Tugujatim.id – Covid-19 menjadi sebuah virus yang hari ini mengancam tidak hanya kesehatan fisik, namun juga mental seseorang. Selain tekanan dari dalam diri sendiri, juga dari luar tak kalah penting untuk diperhatikan.
Mungkin itulah yang dialami berinisial G (28) seorang warga Nganjuk yang bekerja di Kabupaten Tuban. Harus menghadapi isolasi mandiri (isoman) jauh dari keluarga dan hanya mengandalkan rekan kerjanya saja.
Saya berjumpa dengannya setelah melewati isoman kurang lebih 15 hari dan mendapatkan kontak Whatsappnya dari seorang teman yang kebetulan merawatnya.
Setelah melakukan obrolan panjang via handphone, kami memutuskan untuk berjumpa di sebuah warung kopi tengah sawah, di daerah pinggiran kota lebih tepatnya di sebuah Desa ikut Kecamtan Semanding, Kabupaten Tuban. Pertemuan itu, Kira-kira Minggu tanggal 11 Juni 2021.
Kami berjumpa sambil menempelkan lengan tangan. Biasa semenjak pandemi datang berjabat menjadi hal yang tabu. Usai mencari tempat yang cocok untuk berbincang-bincang. Tanya kabar dan lain sebagainya. Kemudian ku sodorkan pertanyaan yang mungkin langsung menohok pada dirinya.
“Apa yang kamu rasakan selama isoman yang jauh dari keluarga Mas?” tanyaku.

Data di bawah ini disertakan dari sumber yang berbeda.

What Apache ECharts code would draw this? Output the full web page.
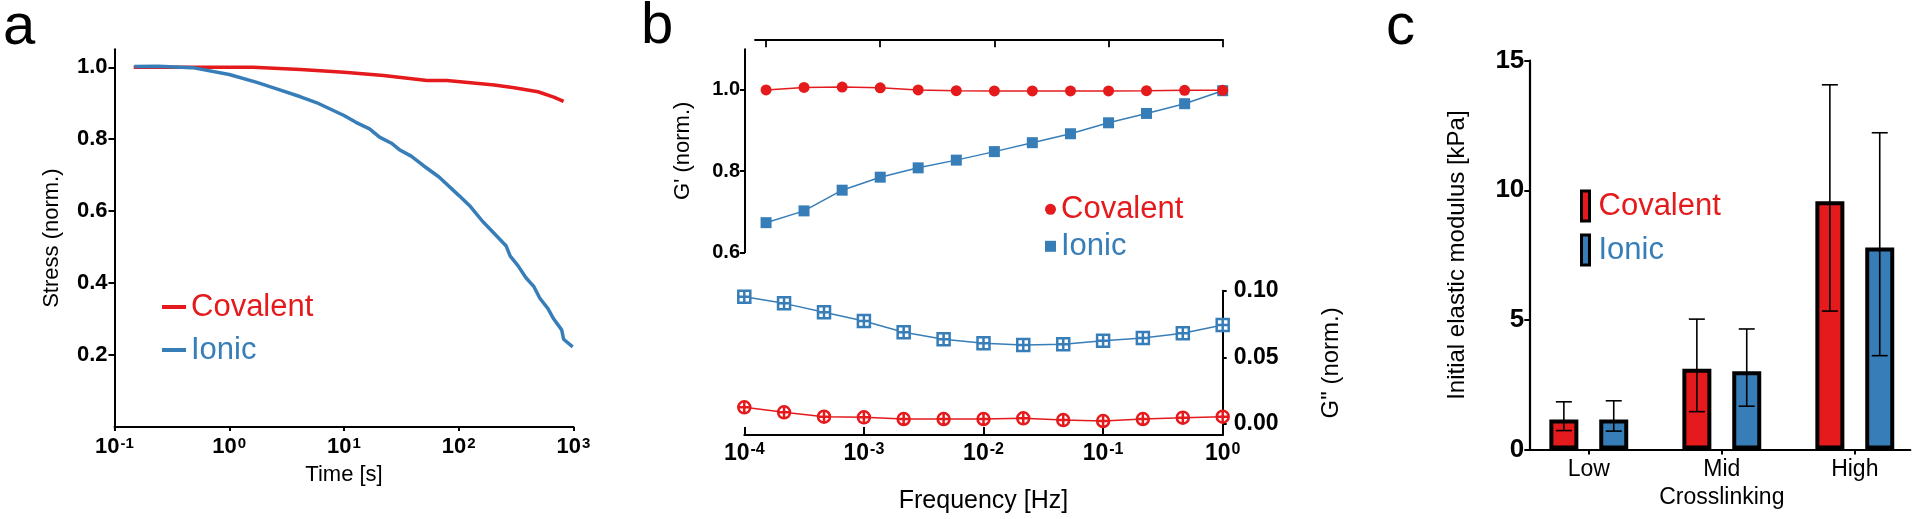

Pria yang murah senyum ini menjawab dengan santai, dan menceritakan kisahnya selama Isoman. Di awal merasakan tekanan yang luar biasa. Sebab di Tuban hanya mengenal 4 orang saja, ditambah kepanikan keluarga menjadi beban tersendiri. Lima hari pertama masih merasakan shock terpapar Covid-19. Setelah itu, beradaptasi dengan keadaan dan berangsur membaik.
Ia menceritakan, setelah merasakan adanya gejala ia melakukan tes di salah satu klinik dan hasilnya positif. Setelah tahu hasilnya positif Covid-19, dia meminta seorang teman untuk berkoordinasi dengan pihak puskesmas di sini dan mendapatkan arahan untuk isoman di rumah saja. Sebab kondisi masih memungkinkan untuk isoman di rumah tak perlu ke rumah sakit dulu.
Namun, ia menyayangkan sekali arahan yang diberikan tak sesuai dengan pemantauan dan perhatian yang diberikan. Petugas puskesmas hanya datang sekali saja pas hari kedua isomannya. Mereka datang dan menanyakan beberapa pertanyaaan saja. Setelah itu tak dipantau lagi.
“Entah emang saya kurang parah atau menunggu parah, tapi miris juga jika pemantauannya sebatas itu saja,” jawabnya.
Tak lupa ia menambahkan, tekanan dalam dirinya tak mendapatkan edukasi terkaid virus ini dan tak mendapatkan sentuhan motivasi. Beruntung saja keluarga dan teman-teman yang bergantian mengirim kebutuhan saya selalu memperhatikan dengan memberikan sugesti positif dan motivasi.
“Terus setelah melewati isoman apa kamu berkomunikasi lagi dengan pihak kesehatan setempat dan mendapatakan saran bagaimana?” tanyaku lebih jauh.
Sempat ia berfikir untuk tidak melaporkan kondisinya yang telah melewati isoman. Namun teman-temannya menyarankan untuk melaporkan ke pihak kesehatan setempat. Namun lagi-lagi kenyataan pahit ia harus terima tidak mendapatkan respon apapun atau arahan.
“Iya sebatas tes swab dan sudah mas, lalu aktivitas seperti biasa pulang ke kampung halaman.”katanya lagi.
Diakhir ia berpesan, untuk yang tengah isoman untuk selalu memotivasi dirinya sendiri sebab itu menjadi bagian penting dalam proses penyembuhan karena virus ini. Dan untuk para keluarga yang anggota keluarga tengah mengalami isoman untuk tidak acuh sebab peran keluarga dan menghadapi masa-masa sulit seperti ini sangat penting.
“Orang yang isoman atau terkena covid-19 itu bukan aib, jadi harus kita suport. Siapapun itu. Jangan sampai kita mematikan rasa kemanusiaan hanya karena kita takut,” pesan dia.